UAB Study Compares Trauma Care, Other Specialties for Malpractice Risk

UAB Synopsis, Vol. 27, No. 17, May 5, 2008

Dr. RueA UAB Trauma Center research team has refuted the perception that trauma care is a higher medicolegal risk than other surgical and medical specialties. As reported in the The Journal of Trauma: Injury, Infection, and Critical Care (2008;64[3]:607-613), the group looked at all potentially compensable medical events and actual lawsuits that occurred between 2003 and 2006 at one academic medical institution.

For each of the 13 services studied, the number of events per capita and length of stay was calculated. Among the medical and surgical specialties considered, there were 194 total events, 183,392 patients seen, and 757,880 days of hospitalization. “The trauma service had the fewest events and lawsuits per 10,000 patient-days and ranked 10th on a per capita basis, 11th for lawsuits, and 9th in total estimated cost,” senior author and Trauma Center Director Loring W. Rue III, MD, says.

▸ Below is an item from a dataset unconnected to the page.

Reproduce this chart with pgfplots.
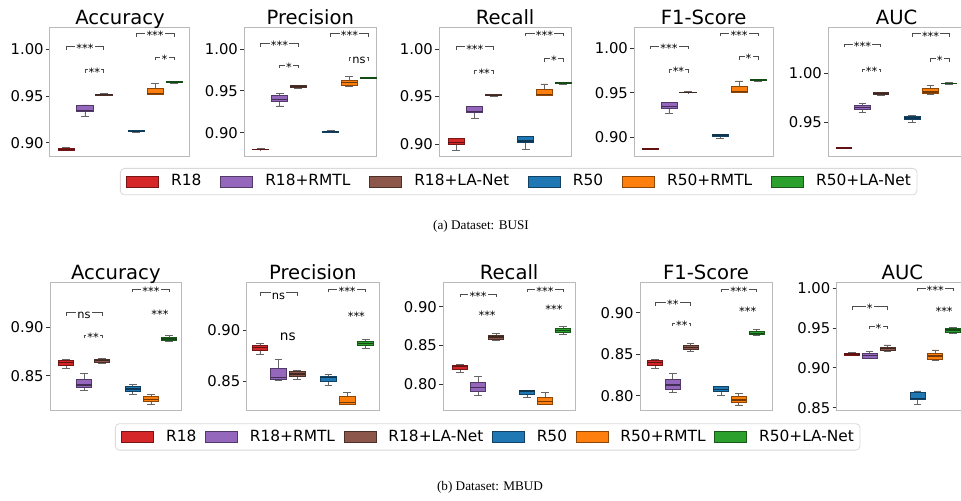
\documentclass[border=0pt]{standalone}
\usepackage{fontspec}
\setmainfont{DejaVu Sans}
\newfontfamily\capfont{Liberation Serif}
\usepackage{pgfplots}
\pgfplotsset{compat=1.18}
\usepgfplotslibrary{statistics}

\definecolor{cA}{HTML}{D62728}
\definecolor{cB}{HTML}{9467BD}
\definecolor{cC}{HTML}{8C564B}
\definecolor{cD}{HTML}{1F77B4}
\definecolor{cE}{HTML}{FF7F0E}
\definecolor{cF}{HTML}{2CA02C}

\newcommand{\sig}{\fontsize{5.7}{6}\selectfont}

% one box: position, lower whisker, lower quartile, median, upper quartile, upper whisker, colour
\newcommand{\bx}[7]{%
  \addplot[draw=#7!55!black, fill=#7, line width=0.4pt,
    boxplot prepared={draw direction=y, draw position=#1, lower whisker=#2, lower quartile=#3,
      median=#4, upper quartile=#5, upper whisker=#6,
      box extend=0.85, whisker extend=0.42,
      every median/.style={draw=#7!45!black, line width=0.7pt},
      every whisker/.style={draw=gray!80!black, line width=0.4pt}}]
    coordinates {};}

% significance bracket: x1, x2, mid, y, text
\newcommand{\brk}[5]{%
  \draw[black!70, line width=0.4pt] ([yshift=-1.6pt]axis cs:#1,#4) -- (axis cs:#1,#4) -- (axis cs:#2,#4) -- ([yshift=-1.6pt]axis cs:#2,#4);
  \node[fill=white, inner sep=0.6pt, font=\sig, anchor=base, yshift=-3.2pt] at (axis cs:#3,#4) {#5};}
\newcommand{\brA}[2]{\brk{1}{3}{2}{#1}{#2}}
\newcommand{\brB}[2]{\brk{2}{3}{2.5}{#1}{#2}}
\newcommand{\brC}[2]{\brk{4.7}{6.7}{5.7}{#1}{#2}}
\newcommand{\brD}[2]{\brk{5.7}{6.7}{6.2}{#1}{#2}}
\newcommand{\txt}[3]{\node[font=\sig, inner sep=0.5pt, anchor=base, yshift=-3.2pt] at (axis cs:#1,#2) {#3};}

\pgfplotsset{
  pn/.style={
    scale only axis, anchor=north west, clip=false,
    axis line style={draw=gray!55, line width=0.5pt},
    xtick=\empty, ytick pos=left, tick align=outside,
    major tick length=2pt,
    tick style={draw=black!80, line width=0.4pt},
    /pgf/number format/assume math mode=true,
    yticklabel style={font=\fontsize{7.4}{8}\selectfont, inner sep=1pt,
      /pgf/number format/.cd, fixed, fixed zerofill, precision=2},
    every axis title/.style={font=\fontsize{9.8}{11}\selectfont, at={(0.5,1)}, anchor=base,
      yshift=1.6pt, inner sep=0pt},
  },
  leg/.style={
    legend columns=6,
    legend style={draw=gray!30, rounded corners=2pt, fill=white,
      font=\fontsize{7.7}{9}\selectfont, inner xsep=3pt, inner ysep=3pt,
      nodes={inner sep=0pt},
      /tikz/every odd column/.append style={column sep=6pt},
      /tikz/every even column/.append style={column sep=#1}},
    legend image code/.code={\draw[##1, sharp corners, line width=0.4pt] (0pt,-2.75pt) rectangle (16pt,2.75pt);},
  },
}

\newcommand{\legitems}{%
  \addlegendimage{fill=cA, draw=cA!55!black}\addlegendentry{R18}
  \addlegendimage{fill=cB, draw=cB!55!black}\addlegendentry{R18+RMTL}
  \addlegendimage{fill=cC, draw=cC!55!black}\addlegendentry{R18+LA-Net}
  \addlegendimage{fill=cD, draw=cD!55!black}\addlegendentry{R50}
  \addlegendimage{fill=cE, draw=cE!55!black}\addlegendentry{R50+RMTL}
  \addlegendimage{fill=cF, draw=cF!55!black}\addlegendentry{R50+LA-Net}}

\begin{document}
\begin{tikzpicture}
\useasboundingbox (0,0) rectangle (480.5pt,250pt);

% ---------------- (a) BUSI ----------------
\begin{axis}[pn, leg=9.5pt, at={(25pt,236.35pt)}, width=70pt, height=64.35pt,
  xmin=0.156, xmax=7.544, ymin=0.8858, ymax=1.0236, ytick={0.90,0.95,1.00},
  title={Accuracy},
  legend style={at={(0.5,-0.093)}, anchor=north west}]
\legitems
\bx{1}{0.8915}{0.8922}{0.8930}{0.8938}{0.8945}{cA}
\bx{2}{0.9280}{0.9335}{0.9345}{0.9402}{0.9405}{cB}
\bx{3}{0.9505}{0.9512}{0.9517}{0.9522}{0.9527}{cC}
\bx{4.7}{0.9110}{0.9117}{0.9122}{0.9128}{0.9133}{cD}
\bx{5.7}{0.9515}{0.9518}{0.9525}{0.9582}{0.9637}{cE}
\bx{6.7}{0.9638}{0.9645}{0.9650}{0.9655}{0.9660}{cF}
\brA{1.0032}{***}
\brB{0.9780}{**}
\brC{1.0170}{***}
\brD{0.9915}{*}
\end{axis}

\begin{axis}[pn, at={(122.15pt,236.35pt)}, width=66pt, height=64.35pt,
  xmin=0.135, xmax=7.12, ymin=0.8721, ymax=1.026, ytick={0.90,0.95,1.00},
  title={Precision}]
\bx{1}{0.8795}{0.8798}{0.8801}{0.8804}{0.8807}{cA}
\bx{2}{0.9320}{0.9371}{0.9395}{0.9443}{0.9467}{cB}
\bx{3}{0.9535}{0.9547}{0.9553}{0.9562}{0.9567}{cC}
\bx{4.7}{0.9005}{0.9008}{0.9012}{0.9016}{0.9024}{cD}
\bx{5.7}{0.9550}{0.9570}{0.9600}{0.9630}{0.9670}{cE}
\bx{6.7}{0.9645}{0.9650}{0.9654}{0.9658}{0.9665}{cF}
\brA{1.0068}{***}
\brB{0.9810}{*}
\brC{1.0188}{***}
\brD{0.9900}{ns}
\end{axis}

\begin{axis}[pn, at={(219.65pt,236.35pt)}, width=65.85pt, height=64.35pt,
  xmin=0.113, xmax=7.11, ymin=0.8874, ymax=1.0228, ytick={0.90,0.95,1.00},
  title={Recall}]
\bx{1}{0.8937}{0.8997}{0.9015}{0.9060}{0.9060}{cA}
\bx{2}{0.9270}{0.9330}{0.9340}{0.9393}{0.9393}{cB}
\bx{3}{0.9503}{0.9508}{0.9513}{0.9518}{0.9523}{cC}
\bx{4.7}{0.8947}{0.9014}{0.9030}{0.9077}{0.9077}{cD}
\bx{5.7}{0.9508}{0.9508}{0.9520}{0.9575}{0.9632}{cE}
\bx{6.7}{0.9627}{0.9633}{0.9640}{0.9646}{0.9650}{cF}
\brA{1.0024}{***}
\brB{0.9770}{**}
\brC{1.0165}{***}
\brD{0.9900}{*}
\end{axis}

\begin{axis}[pn, at={(317.15pt,236.35pt)}, width=69.35pt, height=64.35pt,
  xmin=0.171, xmax=7.49, ymin=0.879, ymax=1.0236, ytick={0.90,0.95,1.00},
  title={F1-Score}]
\bx{1}{0.8862}{0.8865}{0.8869}{0.8873}{0.8876}{cA}
\bx{2}{0.9270}{0.9326}{0.9345}{0.9393}{0.9393}{cB}
\bx{3}{0.9500}{0.9503}{0.9506}{0.9510}{0.9517}{cC}
\bx{4.7}{0.8989}{0.9011}{0.9026}{0.9037}{0.9037}{cD}
\bx{5.7}{0.9506}{0.9506}{0.9515}{0.9577}{0.9633}{cE}
\bx{6.7}{0.9633}{0.9638}{0.9644}{0.9650}{0.9655}{cF}
\brA{1.0026}{***}
\brB{0.9764}{**}
\brC{1.0169}{***}
\brD{0.9909}{*}
\end{axis}

\begin{axis}[pn, at={(414.15pt,236.35pt)}, width=68.35pt, height=64.35pt,
  xmin=0.148, xmax=7.57, ymin=0.9159, ymax=1.0469, ytick={0.95,1.00},
  title={AUC}]
\bx{1}{0.9232}{0.9237}{0.9241}{0.9245}{0.9249}{cA}
\bx{2}{0.9605}{0.9633}{0.9650}{0.9676}{0.9694}{cB}
\bx{3}{0.9780}{0.9788}{0.9796}{0.9802}{0.9810}{cC}
\bx{4.7}{0.9503}{0.9531}{0.9545}{0.9567}{0.9570}{cD}
\bx{5.7}{0.9790}{0.9799}{0.9810}{0.9843}{0.9873}{cE}
\bx{6.7}{0.9888}{0.9893}{0.9898}{0.9902}{0.9906}{cF}
\brA{1.0299}{***}
\brB{1.0044}{**}
\brC{1.0402}{***}
\brD{1.0153}{*}
\end{axis}

\node[font=\capfont\fontsize{6.6}{8}\selectfont] at (240.5pt,137pt) {(a) Dataset: BUSI};

% ---------------- (b) MBUD ----------------
\begin{axis}[pn, leg=4.3pt, at={(25pt,108.85pt)}, width=65.85pt, height=63.85pt,
  xmin=0.115, xmax=7.40, ymin=0.8146, ymax=0.9465, ytick={0.85,0.90},
  title={Accuracy},
  legend style={at={(0.4935,-0.104)}, anchor=north west}]
\legitems
\bx{1}{0.8576}{0.8610}{0.8634}{0.8655}{0.8669}{cA}
\bx{2}{0.8352}{0.8376}{0.8404}{0.8462}{0.8524}{cB}
\bx{3}{0.8630}{0.8641}{0.8655}{0.8672}{0.8680}{cC}
\bx{4.7}{0.8307}{0.8342}{0.8365}{0.8393}{0.8410}{cD}
\bx{5.7}{0.8204}{0.8231}{0.8255}{0.8290}{0.8310}{cE}
\bx{6.7}{0.8858}{0.8865}{0.8880}{0.8893}{0.8917}{cF}
\brA{0.9154}{ns}
\brB{0.8920}{**}
\brC{0.9395}{***}
\txt{6.2}{0.9154}{***}
\end{axis}

\begin{axis}[pn, at={(123.35pt,108.85pt)}, width=66.15pt, height=63.85pt,
  xmin=0.283, xmax=7.42, ymin=0.8216, ymax=0.9468, ytick={0.85,0.90},
  title={Precision}]
\bx{1}{0.8762}{0.8804}{0.8830}{0.8853}{0.8870}{cA}
\bx{2}{0.8510}{0.8520}{0.8536}{0.8624}{0.8713}{cB}
\bx{3}{0.8516}{0.8543}{0.8569}{0.8592}{0.8608}{cC}
\bx{4.7}{0.8461}{0.8500}{0.8533}{0.8549}{0.8562}{cD}
\bx{5.7}{0.8268}{0.8274}{0.8287}{0.8346}{0.8392}{cE}
\bx{6.7}{0.8817}{0.8847}{0.8866}{0.8886}{0.8909}{cF}
\brA{0.9367}{ns}
\node[font=\fontsize{6.8}{7}\selectfont, inner sep=0.5pt] at (axis cs:2.5,0.8935) {ns};
\brC{0.9403}{***}
\txt{6.2}{0.9154}{***}
\end{axis}

\begin{axis}[pn, at={(221.65pt,108.85pt)}, width=65.85pt, height=63.85pt,
  xmin=0.076, xmax=7.36, ymin=0.767, ymax=0.9313, ytick={0.80,0.85,0.90},
  title={Recall}]
\bx{1}{0.8154}{0.8197}{0.8227}{0.8249}{0.8257}{cA}
\bx{2}{0.7858}{0.7910}{0.7961}{0.8021}{0.8099}{cB}
\bx{3}{0.8562}{0.8579}{0.8609}{0.8635}{0.8656}{cC}
\bx{4.7}{0.7828}{0.7871}{0.7914}{0.7927}{0.7927}{cD}
\bx{5.7}{0.7743}{0.7747}{0.7777}{0.7833}{0.7893}{cE}
\bx{6.7}{0.8644}{0.8665}{0.8695}{0.8721}{0.8742}{cF}
\brA{0.9163}{***}
\txt{2.5}{0.8914}{***}
\brC{0.9227}{***}
\txt{6.2}{0.8991}{***}
\end{axis}

\begin{axis}[pn, at={(320pt,108.85pt)}, width=66pt, height=63.85pt,
  xmin=0.159, xmax=7.56, ymin=0.7827, ymax=0.9365, ytick={0.80,0.85,0.90},
  title={F1-Score}]
\bx{1}{0.8329}{0.8370}{0.8398}{0.8426}{0.8434}{cA}
\bx{2}{0.8036}{0.8080}{0.8129}{0.8197}{0.8269}{cB}
\bx{3}{0.8534}{0.8558}{0.8582}{0.8610}{0.8630}{cC}
\bx{4.7}{0.8000}{0.8048}{0.8076}{0.8108}{0.8116}{cD}
\bx{5.7}{0.7888}{0.7920}{0.7948}{0.7988}{0.8028}{cE}
\bx{6.7}{0.8727}{0.8735}{0.8751}{0.8775}{0.8799}{cF}
\brA{0.9124}{**}
\brB{0.8876}{**}
\brC{0.9285}{***}
\txt{6.2}{0.9044}{***}
\end{axis}

\begin{axis}[pn, at={(418.35pt,108.85pt)}, width=65.65pt, height=63.85pt,
  xmin=0.137, xmax=7.55, ymin=0.8471, ymax=1.0075, ytick={0.85,0.90,0.95,1.00},
  title={AUC}]
\bx{1}{0.9158}{0.9162}{0.9175}{0.9187}{0.9191}{cA}
\bx{2}{0.9120}{0.9124}{0.9154}{0.9179}{0.9212}{cB}
\bx{3}{0.9208}{0.9221}{0.9242}{0.9263}{0.9288}{cC}
\bx{4.7}{0.8538}{0.8609}{0.8617}{0.8693}{0.8710}{cD}
\bx{5.7}{0.9099}{0.9112}{0.9150}{0.9179}{0.9225}{cE}
\bx{6.7}{0.9434}{0.9451}{0.9476}{0.9493}{0.9510}{cF}
\brA{0.9770}{*}
\brB{0.9527}{*}
\brC{1.0000}{***}
\txt{6.2}{0.9740}{***}
\end{axis}

\node[font=\capfont\fontsize{6.6}{8}\selectfont] at (245pt,6.5pt) {(b) Dataset: MBUD};
\end{tikzpicture}
\end{document}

“Medical malpractice plays an important role in physicians’ decisions to pursue or remain in certain presumed high-risk specialties such as trauma surgery, despite little evidence suggesting an elevated malpractice risk,” Dr. Rue says. “Although our results have some limitations, they refute the perception that trauma care carries a higher medicolegal risk. This mistaken observation should not be cited as a disincentive for surgeons to provide trauma care.”

Coauthors are lead author Gerald McGwin Jr, MS, PhD; S. LeeAnn Wilson, BS; Jeannine C. Bailes, CIC, ARM; and Patricia Pritchett, BSN, JD.